Benefits of Advanced Placement AP
AP is a cooperative endeavor between high schools and colleges and universities to better prepare students for college success. Students can earn college credit at the vast majority of higher education institutions. College placement is a significant advantage also as most undergraduate colleges and universities accept AP credits and even use the qualifying scores for placement in special honors programs, for example. Less time must be paid for in college dollars and less time spent taking courses in college that meet the general requirements. The credits are also recognized in at least 55 other countries, and are a strong factor in many scholarship offerings. Earning college credits is a wonderful way to save college funds – each completed course is free in high school whereas it would cost expensive tuition dollars in college. Colleges vary as to how they accept earned AP credits, so this should be checked out at the school(s) of interest to each student.
AP Scholar Awards?
Absolutely. Awards document a student’s mastery of these challenging college-level studies through AP courses and examination completed in May of each year. There are several award levels, some of which are:
AP Scholar: Student receives scores of 3 or more on at least 3 AP exams.

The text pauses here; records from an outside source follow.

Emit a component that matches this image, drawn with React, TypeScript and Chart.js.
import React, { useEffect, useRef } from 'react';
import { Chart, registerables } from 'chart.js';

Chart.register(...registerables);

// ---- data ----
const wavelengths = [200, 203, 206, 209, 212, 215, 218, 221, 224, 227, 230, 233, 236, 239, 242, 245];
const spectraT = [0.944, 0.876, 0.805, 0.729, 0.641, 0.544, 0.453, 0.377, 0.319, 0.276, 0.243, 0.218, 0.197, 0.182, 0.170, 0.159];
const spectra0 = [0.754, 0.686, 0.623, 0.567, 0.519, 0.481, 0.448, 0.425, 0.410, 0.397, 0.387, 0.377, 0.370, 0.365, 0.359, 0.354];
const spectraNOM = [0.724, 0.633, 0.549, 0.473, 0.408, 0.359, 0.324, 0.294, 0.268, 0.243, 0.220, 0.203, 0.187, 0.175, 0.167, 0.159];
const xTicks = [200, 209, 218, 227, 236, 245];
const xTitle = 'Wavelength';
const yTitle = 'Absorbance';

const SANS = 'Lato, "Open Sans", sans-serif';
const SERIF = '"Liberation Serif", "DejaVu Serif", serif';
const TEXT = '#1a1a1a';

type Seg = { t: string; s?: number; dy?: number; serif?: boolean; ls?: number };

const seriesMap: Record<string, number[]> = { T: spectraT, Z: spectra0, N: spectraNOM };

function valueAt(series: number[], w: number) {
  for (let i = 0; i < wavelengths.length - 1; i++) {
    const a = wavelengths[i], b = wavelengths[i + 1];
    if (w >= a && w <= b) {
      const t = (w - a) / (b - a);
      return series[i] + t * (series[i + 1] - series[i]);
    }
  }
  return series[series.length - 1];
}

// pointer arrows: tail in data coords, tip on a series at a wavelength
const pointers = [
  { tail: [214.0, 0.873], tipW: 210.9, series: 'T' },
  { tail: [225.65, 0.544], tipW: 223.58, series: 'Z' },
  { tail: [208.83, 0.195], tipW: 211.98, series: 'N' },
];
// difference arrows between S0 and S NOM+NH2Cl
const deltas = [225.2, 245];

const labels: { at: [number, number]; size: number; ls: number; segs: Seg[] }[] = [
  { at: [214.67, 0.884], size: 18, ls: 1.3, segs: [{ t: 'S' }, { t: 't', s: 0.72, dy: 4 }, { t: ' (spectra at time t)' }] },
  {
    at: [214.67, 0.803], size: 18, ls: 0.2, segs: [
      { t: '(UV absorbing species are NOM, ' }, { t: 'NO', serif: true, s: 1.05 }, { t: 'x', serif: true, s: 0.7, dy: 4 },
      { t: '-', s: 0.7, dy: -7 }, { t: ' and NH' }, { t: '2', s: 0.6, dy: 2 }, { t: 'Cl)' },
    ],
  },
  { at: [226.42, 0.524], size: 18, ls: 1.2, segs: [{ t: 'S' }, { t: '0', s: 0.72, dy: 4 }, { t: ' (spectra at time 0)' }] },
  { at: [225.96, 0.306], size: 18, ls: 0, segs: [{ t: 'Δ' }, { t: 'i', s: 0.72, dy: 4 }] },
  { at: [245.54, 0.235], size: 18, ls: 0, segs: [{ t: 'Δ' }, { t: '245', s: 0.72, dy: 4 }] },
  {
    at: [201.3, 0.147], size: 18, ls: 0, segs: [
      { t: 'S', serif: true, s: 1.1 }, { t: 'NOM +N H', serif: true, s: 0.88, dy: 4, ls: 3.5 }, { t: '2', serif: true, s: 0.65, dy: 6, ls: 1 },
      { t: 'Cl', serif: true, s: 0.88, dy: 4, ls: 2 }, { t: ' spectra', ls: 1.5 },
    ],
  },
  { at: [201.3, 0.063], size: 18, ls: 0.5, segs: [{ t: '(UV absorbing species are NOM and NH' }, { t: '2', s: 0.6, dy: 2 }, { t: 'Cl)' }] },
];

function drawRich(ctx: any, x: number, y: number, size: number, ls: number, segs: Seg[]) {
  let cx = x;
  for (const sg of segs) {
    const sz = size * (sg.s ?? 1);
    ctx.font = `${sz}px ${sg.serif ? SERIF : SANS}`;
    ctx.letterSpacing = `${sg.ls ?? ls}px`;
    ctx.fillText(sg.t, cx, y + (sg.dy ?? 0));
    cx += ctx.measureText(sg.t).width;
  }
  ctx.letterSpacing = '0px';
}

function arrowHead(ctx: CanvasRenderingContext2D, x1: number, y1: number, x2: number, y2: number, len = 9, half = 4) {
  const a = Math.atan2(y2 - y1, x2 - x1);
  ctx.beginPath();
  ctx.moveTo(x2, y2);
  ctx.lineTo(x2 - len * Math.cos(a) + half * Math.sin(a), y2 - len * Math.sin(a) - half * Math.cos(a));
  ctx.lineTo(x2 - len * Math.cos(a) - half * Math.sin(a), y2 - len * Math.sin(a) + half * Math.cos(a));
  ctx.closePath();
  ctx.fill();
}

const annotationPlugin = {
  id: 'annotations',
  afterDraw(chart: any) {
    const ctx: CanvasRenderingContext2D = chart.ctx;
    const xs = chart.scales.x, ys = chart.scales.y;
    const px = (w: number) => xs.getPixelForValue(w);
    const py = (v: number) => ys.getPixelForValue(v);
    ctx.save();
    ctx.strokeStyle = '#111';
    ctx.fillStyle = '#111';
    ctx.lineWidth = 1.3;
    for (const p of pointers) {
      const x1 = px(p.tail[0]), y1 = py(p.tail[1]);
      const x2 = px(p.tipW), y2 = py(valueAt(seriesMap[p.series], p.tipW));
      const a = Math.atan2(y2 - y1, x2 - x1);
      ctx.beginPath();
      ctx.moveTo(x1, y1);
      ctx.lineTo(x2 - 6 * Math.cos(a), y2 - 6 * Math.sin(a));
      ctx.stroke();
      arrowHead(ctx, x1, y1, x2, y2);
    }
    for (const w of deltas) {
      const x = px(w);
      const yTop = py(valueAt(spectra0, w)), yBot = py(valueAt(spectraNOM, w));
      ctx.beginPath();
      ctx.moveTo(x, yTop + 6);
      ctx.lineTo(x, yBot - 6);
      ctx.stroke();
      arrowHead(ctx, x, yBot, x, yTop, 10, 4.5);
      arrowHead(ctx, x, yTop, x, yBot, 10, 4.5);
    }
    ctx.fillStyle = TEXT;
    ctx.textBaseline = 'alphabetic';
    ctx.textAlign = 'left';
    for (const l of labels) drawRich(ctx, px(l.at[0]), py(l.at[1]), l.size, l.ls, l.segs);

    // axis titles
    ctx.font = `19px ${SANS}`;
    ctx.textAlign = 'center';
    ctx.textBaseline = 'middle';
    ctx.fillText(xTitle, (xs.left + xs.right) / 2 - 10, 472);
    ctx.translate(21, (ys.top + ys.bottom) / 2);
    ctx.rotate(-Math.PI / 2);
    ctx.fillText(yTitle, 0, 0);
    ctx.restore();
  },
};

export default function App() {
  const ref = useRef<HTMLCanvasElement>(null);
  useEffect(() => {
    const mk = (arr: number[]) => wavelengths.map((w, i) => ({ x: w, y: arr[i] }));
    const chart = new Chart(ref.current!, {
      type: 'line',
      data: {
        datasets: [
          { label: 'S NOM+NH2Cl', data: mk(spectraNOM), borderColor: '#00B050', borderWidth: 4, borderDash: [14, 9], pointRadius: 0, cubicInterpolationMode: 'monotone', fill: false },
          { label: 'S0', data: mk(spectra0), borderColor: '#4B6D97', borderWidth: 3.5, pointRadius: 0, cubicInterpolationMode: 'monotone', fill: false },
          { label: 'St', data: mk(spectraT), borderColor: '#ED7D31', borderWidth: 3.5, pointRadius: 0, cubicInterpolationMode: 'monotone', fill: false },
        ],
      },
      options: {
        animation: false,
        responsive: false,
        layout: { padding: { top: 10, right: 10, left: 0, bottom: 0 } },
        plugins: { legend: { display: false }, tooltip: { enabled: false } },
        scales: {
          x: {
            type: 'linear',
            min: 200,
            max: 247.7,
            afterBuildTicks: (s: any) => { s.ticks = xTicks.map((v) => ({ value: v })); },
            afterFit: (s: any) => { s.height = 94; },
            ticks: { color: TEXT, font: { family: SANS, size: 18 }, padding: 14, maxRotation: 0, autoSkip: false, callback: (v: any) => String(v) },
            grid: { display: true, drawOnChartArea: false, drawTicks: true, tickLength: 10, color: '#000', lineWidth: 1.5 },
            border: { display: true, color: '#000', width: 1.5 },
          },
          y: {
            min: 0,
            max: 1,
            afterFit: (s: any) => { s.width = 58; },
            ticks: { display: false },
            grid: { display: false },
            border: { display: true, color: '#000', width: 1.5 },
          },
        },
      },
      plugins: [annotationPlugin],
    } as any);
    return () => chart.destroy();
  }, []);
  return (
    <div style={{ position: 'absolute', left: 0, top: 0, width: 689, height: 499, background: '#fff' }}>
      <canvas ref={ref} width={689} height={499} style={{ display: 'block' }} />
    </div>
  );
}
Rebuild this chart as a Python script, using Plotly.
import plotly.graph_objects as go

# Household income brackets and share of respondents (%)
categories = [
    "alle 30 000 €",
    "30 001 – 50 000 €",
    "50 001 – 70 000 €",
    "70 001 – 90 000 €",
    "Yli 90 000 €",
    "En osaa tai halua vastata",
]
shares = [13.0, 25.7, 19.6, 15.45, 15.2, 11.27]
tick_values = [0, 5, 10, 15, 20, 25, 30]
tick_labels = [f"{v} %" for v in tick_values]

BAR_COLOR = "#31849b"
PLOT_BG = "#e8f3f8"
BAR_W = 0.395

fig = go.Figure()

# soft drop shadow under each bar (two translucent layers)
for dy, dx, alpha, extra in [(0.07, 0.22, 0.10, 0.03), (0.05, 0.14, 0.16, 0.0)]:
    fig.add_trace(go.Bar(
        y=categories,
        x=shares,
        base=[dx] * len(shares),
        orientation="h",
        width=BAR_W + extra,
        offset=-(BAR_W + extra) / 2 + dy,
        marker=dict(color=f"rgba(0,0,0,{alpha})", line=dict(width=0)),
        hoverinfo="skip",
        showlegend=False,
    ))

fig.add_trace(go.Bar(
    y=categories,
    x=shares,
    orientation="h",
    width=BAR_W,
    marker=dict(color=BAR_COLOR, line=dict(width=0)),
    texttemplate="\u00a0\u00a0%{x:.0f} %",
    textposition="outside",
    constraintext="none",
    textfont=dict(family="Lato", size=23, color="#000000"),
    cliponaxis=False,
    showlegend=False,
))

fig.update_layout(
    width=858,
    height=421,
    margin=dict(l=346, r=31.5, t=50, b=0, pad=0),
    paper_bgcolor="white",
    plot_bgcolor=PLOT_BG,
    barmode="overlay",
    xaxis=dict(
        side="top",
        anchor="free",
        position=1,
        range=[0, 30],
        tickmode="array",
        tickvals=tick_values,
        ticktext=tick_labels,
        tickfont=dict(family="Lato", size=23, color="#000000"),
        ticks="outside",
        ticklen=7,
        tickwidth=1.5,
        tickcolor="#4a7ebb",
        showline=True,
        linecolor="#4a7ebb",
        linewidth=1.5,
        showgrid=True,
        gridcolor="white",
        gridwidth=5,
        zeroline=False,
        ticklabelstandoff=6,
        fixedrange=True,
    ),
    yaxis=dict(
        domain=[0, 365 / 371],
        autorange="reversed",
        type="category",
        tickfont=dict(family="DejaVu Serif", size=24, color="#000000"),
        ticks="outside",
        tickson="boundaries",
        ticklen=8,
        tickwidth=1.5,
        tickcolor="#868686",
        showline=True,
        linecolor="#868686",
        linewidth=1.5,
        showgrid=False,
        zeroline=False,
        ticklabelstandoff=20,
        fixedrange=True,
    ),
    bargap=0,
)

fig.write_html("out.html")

AP Scholar with Honor: Average score of 3.25 or more on all AP exams taken PLUS scores of 3 or more on at least 4 exams.
AP Scholar with Distinction: Average score of 3.25 or more on all AP exams taken PLUS scores of 3 or more on at least 5 exams.
Is it really worth all the commitment and dedication?
Again, yes. Your extra work and credit typically results in a higher weighted high school GPA when successful. You expand and enhance your time management skills and force prioritization of your work. These solid study habits will follow you through college and life. You should enjoy the intensity of the group discussions and critical thinking skills required for the problem solving. The power and significance of engaging in study groups may reign. Your readings and writings exemplify your motivation and willingness to take on rigorous work for college preparation. You work hard; you win!
Are AP teachers specially trained?
Yes. To be the best, they may receive yearly training on regional and state levels to plan and present challenging courses to ensure they are properly preparing students for college success.